Second instrument delivered for OSIRIS-REx mission
An instrument that will explore the surface of a primitive asteroid in search of water and organic materials has arrived at Lockheed Martin for installation onto NASA's Origins, Spectral Interpretation, Resource Identification and Security-Regolith Explorer (OSIRIS-REx).
The OSIRIS-REx Visible and Infrared Spectrometer (OVIRS) instrument measures visible and near infrared light from the asteroid Bennu that can be used to identify water and organic materials. NASA's Goddard Space Flight Center in Greenbelt, Maryland, built the instrument.
"The delivery of OVIRS to the spacecraft means the mission now has the capability to measure the minerals and chemicals at the sample site on Bennu," said Dante Lauretta, principal investigator for OSIRIS-REx at the University of Arizona. "I greatly appreciate the hard work and innovation the OVIRS team demonstrated during the creation of this instrument."
OVIRS, a point spectrometer, will split the light from the asteroid Bennu into its component wavelengths, similar to a prism that splits sunlight into a rainbow, but over a much broader range of wavelengths. Different chemicals have unique spectral signatures by absorbing sunlight and can be identified in the reflected spectrum. The spectra provided by the instrument will help guide sample site selection.
"Through the team's efforts, OVIRS has become a remarkably capable instrument, which we expect to return exciting science from the asteroid Bennu," said Dennis Reuter, OVIRS instrument lead from Goddard.
After thorough testing with the spacecraft on the ground, the instrument will be powered on for check-out shortly after launch, with first science data collected during the Earth gravity assist in September 2017.

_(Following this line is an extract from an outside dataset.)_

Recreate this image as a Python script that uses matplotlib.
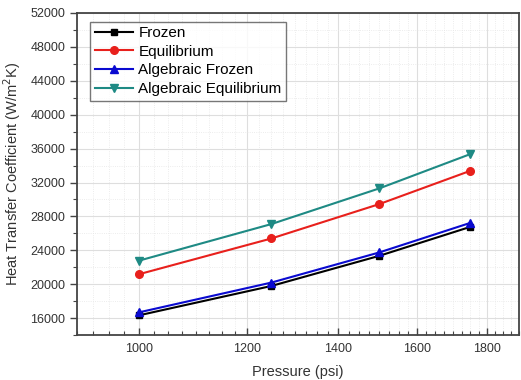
import numpy as np
import matplotlib.pyplot as plt
from matplotlib.ticker import MultipleLocator, FormatStrFormatter, NullFormatter

plt.rcParams['font.family'] = ['Liberation Sans', 'DejaVu Sans']

pressure = [1000, 1250, 1500, 1750]
frozen = [16350, 19800, 23350, 26770]
equilibrium = [21200, 25400, 29450, 33380]
alg_frozen = [16700, 20200, 23750, 27240]
alg_equilibrium = [22800, 27100, 31300, 35350]

fig = plt.figure(figsize=(5.21, 3.80), dpi=100)
ax = fig.add_axes([0.148, 0.118, 0.848, 0.848])

ax.plot(pressure, frozen, color='black', marker='s', markersize=5, lw=1.5, label='Frozen')
ax.plot(pressure, equilibrium, color='#e8201c', marker='o', markersize=5.5, lw=1.5, label='Equilibrium')
ax.plot(pressure, alg_frozen, color='#0a0ad0', marker='^', markersize=6, lw=1.5, label='Algebraic Frozen')
ax.plot(pressure, alg_equilibrium, color='#1e8a84', marker='v', markersize=6, lw=1.5, label='Algebraic Equilibrium')

ax.set_xscale('log')
ax.set_xlim(900, 1900)
ax.set_ylim(14000, 52000)
ax.xaxis.set_major_locator(MultipleLocator(200))
ax.xaxis.set_major_formatter(FormatStrFormatter('%d'))
ax.xaxis.set_minor_locator(MultipleLocator(25))
ax.xaxis.set_minor_formatter(NullFormatter())
ax.yaxis.set_major_locator(MultipleLocator(4000))
ax.yaxis.set_minor_locator(MultipleLocator(2000))

ax.grid(which='major', color='#dedede', lw=0.8)
ax.grid(which='minor', color='#e6e6e6', lw=0.6, linestyle=':')
ax.set_axisbelow(True)

for s in ax.spines.values():
    s.set_color('#444444')
    s.set_linewidth(1.3)

ax.tick_params(axis='x', which='major', direction='in', length=5, width=1, colors='#444444', labelsize=9, labelcolor='#333333', pad=6)
ax.tick_params(axis='x', which='minor', direction='in', length=3, width=0.8, colors='#444444')
ax.tick_params(axis='y', which='major', direction='out', length=5, width=1, colors='#444444', labelsize=9, labelcolor='#333333')
ax.tick_params(axis='y', which='minor', direction='out', length=3, width=0.8, colors='#444444')

ax.set_xlabel('Pressure (psi)', fontsize=10.5, color='#333333', labelpad=7)
ax.set_ylabel('Heat Transfer Coefficient (W/m$^2$K)', fontsize=10.5, color='#333333', labelpad=5)

leg = ax.legend(loc='upper left', bbox_to_anchor=(0.03, 0.973), fontsize=11, frameon=True,
                fancybox=False, edgecolor='#555555', handlelength=2.5, borderpad=0.3,
                labelspacing=0.3, handletextpad=0.35, borderaxespad=0)
leg.get_frame().set_linewidth(1.0)

fig.savefig('out.png', dpi=100)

OSIRIS-REx is the first U.S. mission to return samples from an asteroid to Earth for study. The mission is scheduled for launch in September 2016. It will reach its asteroid target in 2018 and return a sample to Earth in 2023.
The spacecraft will travel to a near-Earth asteroid called Bennu and bring at least a 2.1-ounce sample back to Earth for study. The mission will help scientists investigate the composition of the very early solar system and the source of organic materials and water that made their way to Earth, and improve understanding of asteroids that could impact our planet.
"The OVIRS team has met all of their technical requirements," said Mike Donnelly, OSIRIS-REx project manager at Goddard Space Flight Center. "This is another step in completing the spacecraft and sending it on its way to rendezvous with the asteroid Bennu."